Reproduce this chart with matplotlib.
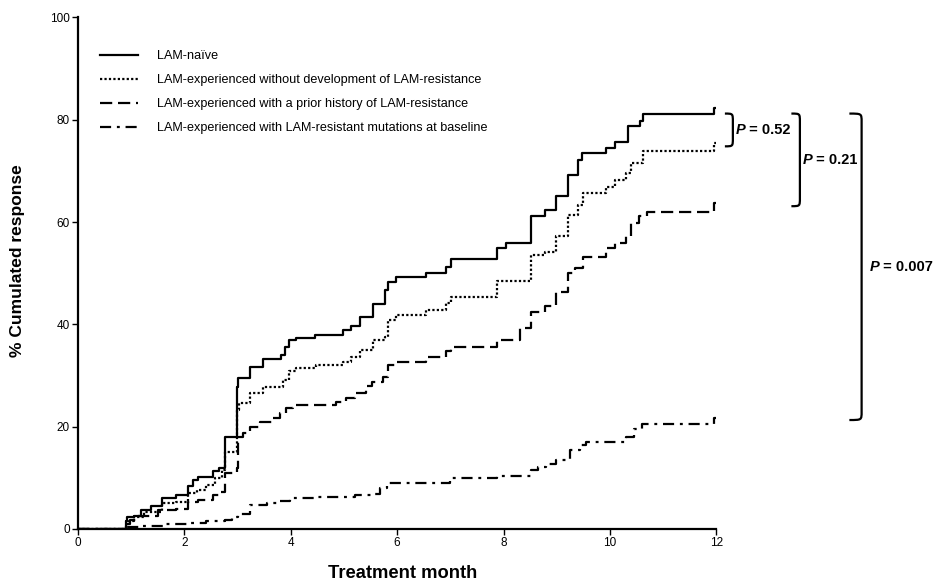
import matplotlib
matplotlib.use("Agg")
import matplotlib.pyplot as plt
from matplotlib.path import Path
from matplotlib.patches import PathPatch

plt.rcParams['font.family'] = ['Liberation Sans', 'DejaVu Sans']

# Cumulative response (%) by treatment month, step points for each group
naive_t = [0, 0.91, 0.93, 1.05, 1.18, 1.38, 1.57, 1.85, 2.07, 2.16, 2.25, 2.54, 2.66, 2.76,
           2.98, 3.0, 3.23, 3.48, 3.82, 3.9, 3.97, 4.10, 4.45, 4.98, 5.14, 5.30, 5.55, 5.77,
           5.82, 5.98, 6.55, 6.92, 7.02, 7.87, 8.05, 8.52, 8.77, 8.99, 9.21, 9.40, 9.47,
           9.93, 10.09, 10.34, 10.56, 10.63, 11.95, 12.0]
naive_v = [0, 1.5, 2.4, 2.6, 3.7, 4.4, 6.0, 6.6, 8.4, 9.6, 10.1, 11.4, 11.9, 17.9,
           27.8, 29.5, 31.7, 33.2, 34.0, 35.6, 36.9, 37.3, 37.9, 38.9, 39.7, 41.4, 44.0, 46.7,
           48.3, 49.2, 50.0, 51.3, 52.7, 54.9, 55.9, 61.1, 62.4, 65.0, 69.2, 72.1, 73.4,
           74.4, 75.7, 78.7, 79.7, 81.1, 82.2, 82.2]

nodev_t = [0, 0.91, 0.95, 1.05, 1.25, 1.57, 1.85, 2.07, 2.23, 2.40, 2.57, 2.70, 2.76,
           2.98, 3.02, 3.23, 3.48, 3.85, 3.97, 4.10, 4.48, 4.98, 5.14, 5.30, 5.55, 5.77,
           5.82, 5.98, 6.55, 6.92, 7.02, 7.87, 8.52, 8.77, 8.99, 9.21, 9.40, 9.49, 9.93,
           10.09, 10.31, 10.40, 10.63, 11.95, 12.0]
nodev_v = [0, 1.0, 1.5, 2.4, 3.4, 5.0, 5.3, 7.0, 7.6, 8.6, 9.9, 11.5, 15.1,
           23.3, 24.6, 26.5, 27.8, 29.1, 30.8, 31.4, 32.1, 32.7, 33.7, 35.0, 36.9, 37.6,
           40.9, 41.8, 42.8, 44.1, 45.4, 48.4, 53.6, 54.2, 57.2, 61.4, 63.3, 65.6, 66.9,
           68.2, 69.5, 71.5, 73.8, 75.4, 75.4]

prior_t = [0, 0.91, 0.97, 1.13, 1.50, 1.85, 2.07, 2.25, 2.54, 2.66, 2.76, 2.98, 3.0,
           3.10, 3.23, 3.42, 3.66, 3.79, 3.91, 4.04, 4.85, 5.04, 5.20, 5.42, 5.52, 5.74,
           5.82, 5.98, 6.55, 6.92, 7.02, 7.87, 8.30, 8.52, 8.77, 8.99, 9.21, 9.35, 9.49,
           9.93, 10.09, 10.31, 10.40, 10.55, 10.69, 11.95, 12.0]
prior_v = [0, 1.0, 1.8, 2.6, 3.7, 4.0, 5.3, 5.6, 6.6, 7.3, 10.9, 11.9, 18.0,
           18.7, 20.0, 21.0, 21.6, 22.6, 23.6, 24.2, 24.9, 25.6, 26.5, 28.0, 28.8, 29.8,
           32.1, 32.7, 33.7, 34.7, 35.6, 36.9, 39.3, 42.5, 43.5, 46.4, 50.0, 51.0, 53.2,
           54.9, 55.9, 57.2, 59.8, 61.1, 62.0, 63.7, 63.7]

mut_t = [0, 0.91, 1.20, 1.60, 2.10, 2.40, 2.76, 2.90, 3.0, 3.23, 3.55, 3.79, 3.98,
         4.50, 5.20, 5.55, 5.67, 5.80, 7.00, 7.87, 8.52, 8.65, 8.80, 8.99, 9.24, 9.43,
         9.55, 10.30, 10.45, 10.60, 11.95, 12.0]
mut_v = [0, 0.3, 0.6, 1.0, 1.2, 1.5, 1.8, 2.4, 3.0, 4.7, 5.0, 5.5, 6.0,
         6.2, 6.6, 6.8, 8.0, 8.9, 9.9, 10.4, 11.5, 12.1, 12.8, 13.5, 15.4, 16.4,
         17.0, 18.0, 19.6, 20.6, 21.6, 21.6]

labels = ["LAM-naïve",
          "LAM-experienced without development of LAM-resistance",
          "LAM-experienced with a prior history of LAM-resistance",
          "LAM-experienced with LAM-resistant mutations at baseline"]
styles = ['-', (0, (1, 1)), (0, (5.5, 2.6)), (0, (5, 2.6, 1.3, 2.6))]

# pairwise comparisons against the LAM-naive group
p_labels = [" = 0.52", " = 0.21", " = 0.007"]

fig = plt.figure(figsize=(9.34, 5.86), dpi=100)
ax = fig.add_axes([0.0835, 0.0973, 0.6835, 0.873])

series = [(naive_t, naive_v), (nodev_t, nodev_v), (prior_t, prior_v), (mut_t, mut_v)]
for (t, v), lab, ls in zip(series, labels, styles):
    ax.step(t, v, where='post', color='black', lw=1.6, linestyle=ls, label=lab)

ax.set_xlim(0, 12)
ax.set_ylim(0, 100)
ax.set_xticks(range(0, 13, 2))
ax.set_yticks(range(0, 101, 20))
for side in ['top', 'right']:
    ax.spines[side].set_visible(False)
for side in ['left', 'bottom']:
    ax.spines[side].set_linewidth(1.6)
ax.tick_params(length=4, width=1.0, labelsize=8.5, pad=2, color='black')
ax.set_xlabel("Treatment month", fontsize=13.2, fontweight='bold')
ax.set_ylabel("% Cumulated response", fontsize=12.5, fontweight='bold')
ax.xaxis.set_label_coords(0.508, -0.070)
ax.yaxis.set_label_coords(-0.083, 0.525)

ax.legend(loc='upper left', bbox_to_anchor=(0.026, 0.946), frameon=False,
          fontsize=9.1, handlelength=3.0, handletextpad=1.5, labelspacing=0.95,
          borderaxespad=0)

# brackets to the right of the curves
end_vals = [naive_v[-1], nodev_v[-1], prior_v[-1], mut_v[-1]]
top = end_vals[0] - 1.0
brackets = [(12.16, 12.31, end_vals[1] - 0.6, 12.36),
            (13.41, 13.57, end_vals[2] - 0.6, 13.62),
            (14.50, 14.73, end_vals[3] - 0.3, 14.88)]
for (x0, x1, bot, xt), ptxt in zip(brackets, p_labels):
    r = 1.6
    w = x1 - x0
    verts = [(x0, top), (x0 + w, top), (x1, top), (x1, top - r),
             (x1, bot + r),
             (x1, bot), (x0 + w, bot), (x0, bot)]
    codes = [Path.MOVETO, Path.CURVE4, Path.CURVE4, Path.CURVE4,
             Path.LINETO,
             Path.CURVE4, Path.CURVE4, Path.CURVE4]
    ax.add_patch(PathPatch(Path(verts, codes), fill=False, lw=1.6,
                           edgecolor='black', clip_on=False))
    ymid = (top + bot) / 2
    tp = ax.text(xt, ymid, "P", fontsize=10.5, fontweight='bold', style='italic',
                 ha='left', va='center', clip_on=False)
    ax.annotate(ptxt, xy=(1, 0), xycoords=tp, va='bottom', ha='left',
                fontsize=10.5, fontweight='bold', annotation_clip=False)

fig.savefig("out.png", dpi=100)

▸ Exercise brief
With the pictures left out, restate word for word every line of the data above, from the first down to the line that contains "68.2, 69.5, 71.5, 73.8, 75.4, 75.4]".

▸ Answer
Reproduce this chart with matplotlib.
import matplotlib
matplotlib.use("Agg")
import matplotlib.pyplot as plt
from matplotlib.path import Path
from matplotlib.patches import PathPatch

plt.rcParams['font.family'] = ['Liberation Sans', 'DejaVu Sans']

# Cumulative response (%) by treatment month, step points for each group
naive_t = [0, 0.91, 0.93, 1.05, 1.18, 1.38, 1.57, 1.85, 2.07, 2.16, 2.25, 2.54, 2.66, 2.76,
           2.98, 3.0, 3.23, 3.48, 3.82, 3.9, 3.97, 4.10, 4.45, 4.98, 5.14, 5.30, 5.55, 5.77,
           5.82, 5.98, 6.55, 6.92, 7.02, 7.87, 8.05, 8.52, 8.77, 8.99, 9.21, 9.40, 9.47,
           9.93, 10.09, 10.34, 10.56, 10.63, 11.95, 12.0]
naive_v = [0, 1.5, 2.4, 2.6, 3.7, 4.4, 6.0, 6.6, 8.4, 9.6, 10.1, 11.4, 11.9, 17.9,
           27.8, 29.5, 31.7, 33.2, 34.0, 35.6, 36.9, 37.3, 37.9, 38.9, 39.7, 41.4, 44.0, 46.7,
           48.3, 49.2, 50.0, 51.3, 52.7, 54.9, 55.9, 61.1, 62.4, 65.0, 69.2, 72.1, 73.4,
           74.4, 75.7, 78.7, 79.7, 81.1, 82.2, 82.2]

nodev_t = [0, 0.91, 0.95, 1.05, 1.25, 1.57, 1.85, 2.07, 2.23, 2.40, 2.57, 2.70, 2.76,
           2.98, 3.02, 3.23, 3.48, 3.85, 3.97, 4.10, 4.48, 4.98, 5.14, 5.30, 5.55, 5.77,
           5.82, 5.98, 6.55, 6.92, 7.02, 7.87, 8.52, 8.77, 8.99, 9.21, 9.40, 9.49, 9.93,
           10.09, 10.31, 10.40, 10.63, 11.95, 12.0]
nodev_v = [0, 1.0, 1.5, 2.4, 3.4, 5.0, 5.3, 7.0, 7.6, 8.6, 9.9, 11.5, 15.1,
           23.3, 24.6, 26.5, 27.8, 29.1, 30.8, 31.4, 32.1, 32.7, 33.7, 35.0, 36.9, 37.6,
           40.9, 41.8, 42.8, 44.1, 45.4, 48.4, 53.6, 54.2, 57.2, 61.4, 63.3, 65.6, 66.9,
           68.2, 69.5, 71.5, 73.8, 75.4, 75.4]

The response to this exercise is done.